Twee derde van de Vlaamse legkippen zit nog altijd in een kooi

Redactie KW

Ondanks de populariteit van scharreleieren zit nog 63,3 procent van de Vlaamse kippen in een kooi. Dat zegt minister van Landbouw Joke Schauvliege maandag op vraag van Tinne Rombouts (CD&V).

In 2012 verbood Europa de klassieke kooien, waarin legkippen nauwelijks bewegingsruimte hadden. De landbouwers kregen de keuze om de dieren uitloop in open lucht te geven, te laten rondscharrelen in een stal of te houden in een zogenaamde verrijkte kooi. In die laatste hebben de kippen iets meer ruimte en de beschikking over onder meer een zitstok.

Twee jaar later blijkt dat de meeste landbouwers voor de verrijkte kooien hebben gekozen.
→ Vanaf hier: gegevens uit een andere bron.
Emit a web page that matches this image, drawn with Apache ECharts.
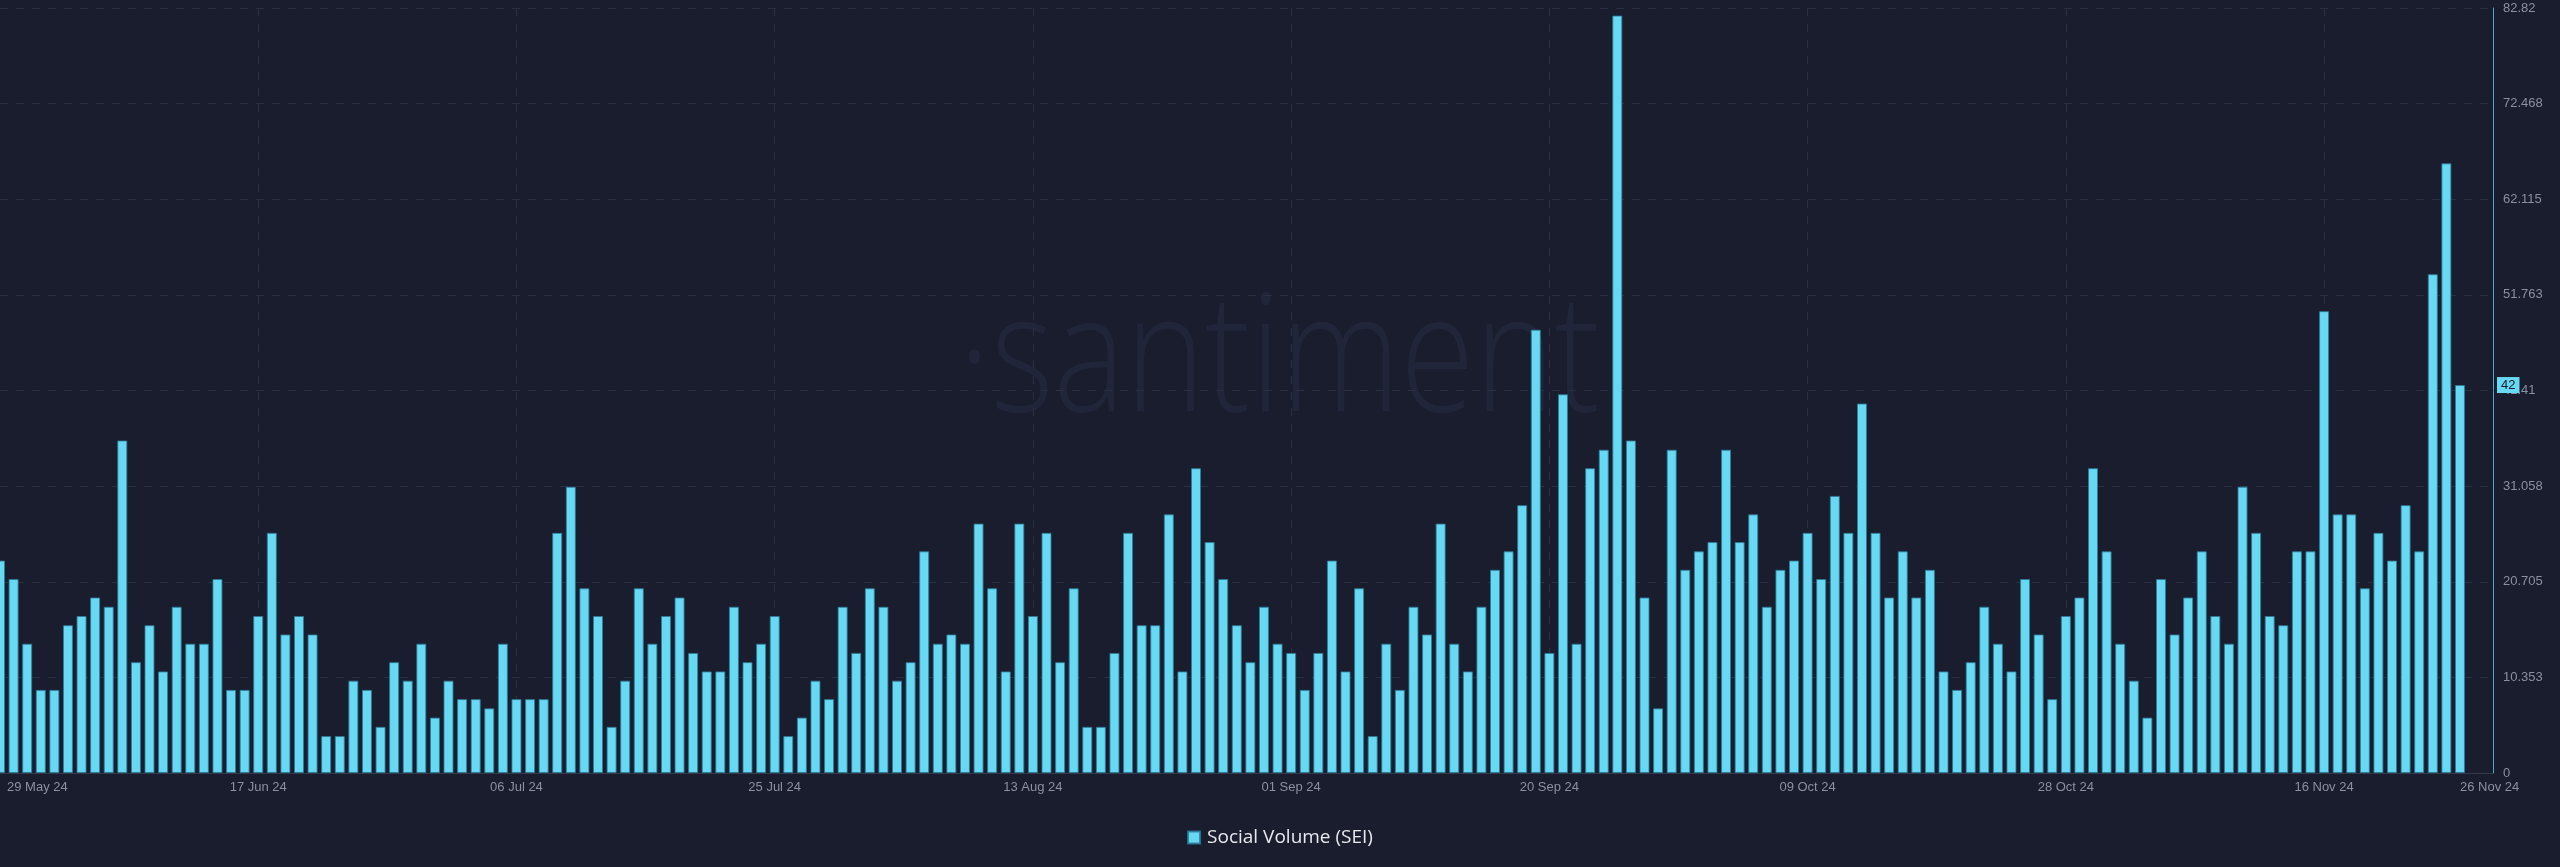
<!DOCTYPE html>
<html>
<head>
<meta charset="utf-8">
<script src="https://cdn.jsdelivr.net/npm/echarts@6/dist/echarts.min.js"></script>
<style>
html,body{margin:0;padding:0;background:#1a1d2d;}
#chart{width:2560px;height:867px;}
</style>
</head>
<body>
<div id="chart"></div>
<script>
// Daily Social Volume (SEI), 29 May 2024 .. 26 Nov 2024
const startDate = '2024-05-29';
const values = [
  23,21,14,9,9,16,17,19,18,36,12,16,11,18,14,14,21,9,9,17,26,15,17,15,4,4,10,9,5,12,10,14,6,
  10,8,8,7,14,8,8,8,26,31,20,17,5,10,20,14,17,19,13,11,11,18,12,14,17,4,6,10,8,18,13,
  20,18,10,12,24,14,15,14,27,20,11,27,17,26,12,20,5,5,13,26,16,16,28,11,33,25,21,16,12,18,14,
  13,9,13,23,11,20,4,14,9,18,15,27,14,11,18,22,24,29,48,13,41,14,33,35,82,36,19,7,35,22,24,25,
  35,25,28,18,22,23,26,21,30,26,40,26,19,24,19,22,11,9,12,18,14,11,21,15,8,17,19,33,24,
  14,10,6,21,15,19,24,17,14,31,26,17,16,24,24,50,28,28,20,26,23,29,24,54,66,42
];
const tickIndices = [0,19,38,57,76,95,114,133,152,171,181];
const seriesName = 'Social Volume (SEI)';
const yMax = 82.82;
const yInterval = 10.3525;

const MONTHS = ['Jan','Feb','Mar','Apr','May','Jun','Jul','Aug','Sep','Oct','Nov','Dec'];
const categories = [];
{
  const d0 = new Date(startDate + 'T00:00:00Z');
  for (let i = 0; i < values.length; i++) {
    const d = new Date(d0.getTime() + i * 86400000);
    const dd = String(d.getUTCDate()).padStart(2, '0');
    categories.push(dd + ' ' + MONTHS[d.getUTCMonth()] + ' ' + String(d.getUTCFullYear()).slice(2));
  }
}

const chart = echarts.init(document.getElementById('chart'), null, {renderer: 'canvas'});
const labelColor = '#8a8fa1';
const gridLineColor = '#2a2f41';

chart.setOption({
  backgroundColor: '#1a1d2d',
  animation: false,
  graphic: [{
    type: 'text',
    x: 1279,
    y: 364,
    z: -5,
    silent: true,
    scaleX: 0.82,
    style: {
      text: '\u00b7santiment',
      font: '300 165px "Open Sans"',
      fill: '#21253a',
      textAlign: 'center',
      textVerticalAlign: 'middle'
    }
  }],
  legend: {
    data: [seriesName],
    left: 'center',
    top: 823,
    icon: 'rect',
    itemWidth: 12,
    itemHeight: 12,
    textStyle: {color: '#e6e8ee', fontSize: 19, fontFamily: 'Open Sans', padding: [0, 0, 0, 2]}
  },
  grid: {left: 0, right: 67, top: 8, bottom: 94, containLabel: false},
  xAxis: {
    type: 'value',
    min: 0,
    max: values.length - 1 + 2.43,
    interval: 19,
    axisLine: {show: true, onZero: false, lineStyle: {color: '#343a4c', width: 1}},
    axisTick: {show: false},
    splitLine: {show: true, showMinLine: false, showMaxLine: false, lineStyle: {color: gridLineColor, type: [8, 8], width: 1}},
    axisLabel: {
      customValues: tickIndices,
      color: labelColor,
      fontSize: 13,
      fontFamily: 'Liberation Sans, Arial, sans-serif',
      margin: 8,
      alignMinLabel: 'left',
      alignMaxLabel: 'left',
      formatter: function (v) {
        const c = categories[Math.round(v)] || '';
        return Math.round(v) === 0 ? '{first|' + c + '}' : c;
      },
      rich: {first: {padding: [0, 0, 0, 7], color: labelColor, fontSize: 13, fontFamily: 'Liberation Sans, Arial, sans-serif'}}
    }
  },
  yAxis: {
    type: 'value',
    position: 'right',
    min: 0,
    max: yMax,
    interval: yInterval,
    axisLine: {show: true, onZero: false, lineStyle: {color: '#4ba9c4', width: 1}},
    axisTick: {show: false},
    splitLine: {show: true, lineStyle: {color: gridLineColor, type: [8, 8], width: 1}},
    axisLabel: {
      color: labelColor,
      fontSize: 13,
      fontFamily: 'Liberation Sans, Arial, sans-serif',
      margin: 10,
      formatter: function (v) { return String(Math.round(v * 1000 + 1e-6) / 1000); }
    }
  },
  series: [{
    name: seriesName,
    type: 'bar',
    data: values.map(function (v, i) { return [i, v]; }),
    barWidth: 10,
    clip: true,
    itemStyle: {color: '#67d9f3', borderColor: 'rgba(45,125,155,0.85)', borderWidth: 1},
    markLine: {
      silent: true,
      symbol: 'none',
      animation: false,
      lineStyle: {color: 'rgba(0,0,0,0)', width: 0},
      data: [{yAxis: values[values.length - 1]}],
      label: {
        show: true,
        position: 'end',
        distance: 4,
        formatter: function (p) { return String(p.value); },
        backgroundColor: '#67d9f3',
        color: '#1a1d2d',
        fontSize: 13,
        fontFamily: 'Liberation Sans, Arial, sans-serif',
        padding: [2, 4, 1, 4]
      }
    }
  }]
});
</script>
</body>
</html>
In totaal 4.515.747 kippen, of 63,3 procent, brachten in 2014 op die manier hun dagen door. In 2011 zat 70,6 procent van de kippen in een kooi. De scharrelkippen zijn nu goed voor 27,7 procent van het totaal en 7,2 procent van de dieren heeft vrije uitloop. Biokippen vertegenwoordigen slechts 1,7 procent van het totaal.

Grootste bedrijven in onze provincie

Tinne Rombouts wijst erop dat alle systemen voor- en nadelen hebben. Zo hebben scharrelkippen meer bewegingsruimte, maar dat kan ook zorgen voor agressiviteit en breuken van vleugels en borstbeen. In verrijkte kooien is er minder uitval en is de stofconcentratie lager.

Het gemiddeld aantal kippen per bedrijf is in drie jaar tijd gevoelig toegenomen, van 33.359 tot 40.284. De grootste bedrijven staan in West-Vlaanderen, met gemiddeld 53.458 kippen per landbouwer, voornamelijk in verrijkte kooien. De noodzakelijke investeringen hebben geleid tot een schaalvergroting, besluit Rombouts.